A Kauai police commissioner who resigned in the midst of an FBI gambling investigation admitted in U.S. District Court on Monday that he ran a sports betting operation from his home and lied on his taxes.
Bradley Chiba, 37, pleaded guilty to owning and running an illegal gambling business with eight others and to failing to report to the Internal Revenue Service that he earned $39,779 in 2012 from the business.
He faces a maximum five-year prison term for the gambling charge and maximum three-year term for the tax charge at sentencing in October. He will also have to pay the IRS $11,096 in taxes he owes for 2012.
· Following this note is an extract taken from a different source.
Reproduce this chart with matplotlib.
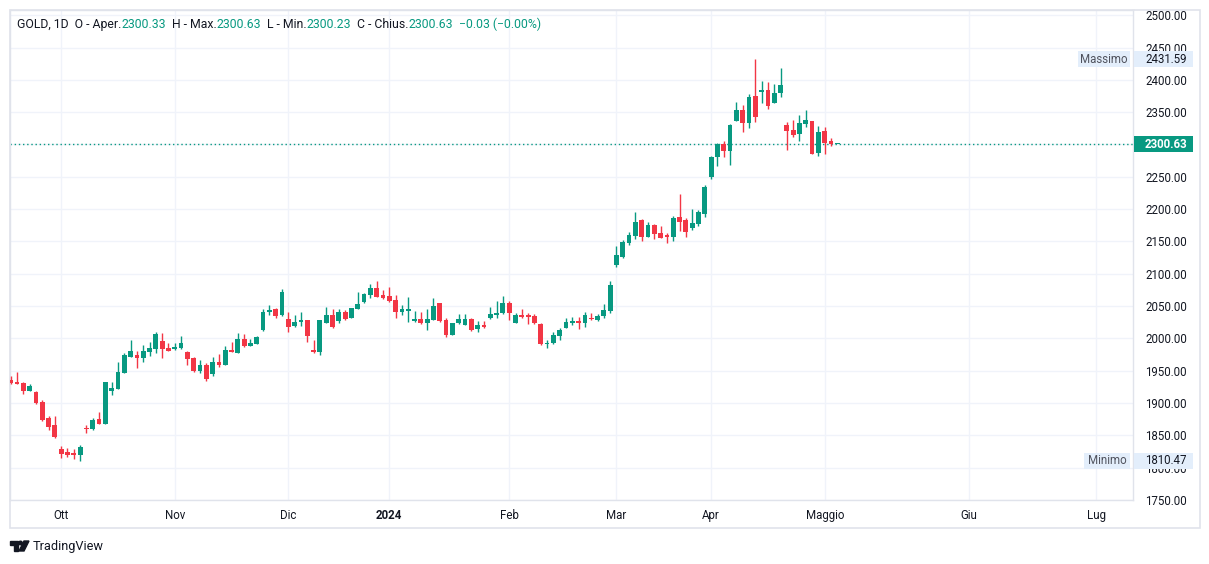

Until then he remains free on a $25,000 unsecured, signature bond.
As part of his plea deal, Chiba also agreed to forfeit to the government $15,886 in cash FBI agents seized in a raid of his Lihue home Feb. 3 and $13,549 they seized from his bank account.
Chiba told U.S. District Judge Leslie Kobayashi that from August 2009 to February of this year, "I in fact did operate an illegal gambling business. It involved sports betting," and what’s known as 6-5, from his home. He said he sent betting line sheets to his players by email and received wagers by text messages.
He said he collected losses and paid out winnings weekly.
Assistant U.S. Attorney Larry Butrick said the operation involved Costa Rican businesses that received the wagers directly from the gamblers online, then forwarded the information for a fee to Chiba — similar to another gambling operation on Oahu in which operators laundered their money through the owner of Assaggio restaurants.
"People all over the country bet on football games," said Michael Green, Chiba’s lawyer. "He was involved in that. He and some of his friends took bets." Green said the operation took in about $10,000 per month in wagers.
Federal prosecutors have not charged any of the other people involved in the operation. They list them in court documents by the initials R.D., T.C., K.B., E.S., C.D., J.R., B.H. and R.A.
Green said likely nothing is going to happen to the other eight but that Chiba will probably lose his job.
Chiba is the state Department of Public Safety’s Kauai intake service center administrator.
DPS spokeswoman Toni Schwartz said Chiba remains employed with the department pending its own investigations and the court proceeding.
Chiba was a sitting member of the Kauai County Police Commission when the FBI raided his home and bank account in early February.
He resigned from the post effective Feb. 27, said county spokeswoman Beth Tokioka.
Mayor Bernard Carvalho had appointed Chiba to a partial term in 2011, then reappointed him in January 2012 to a full three-year term.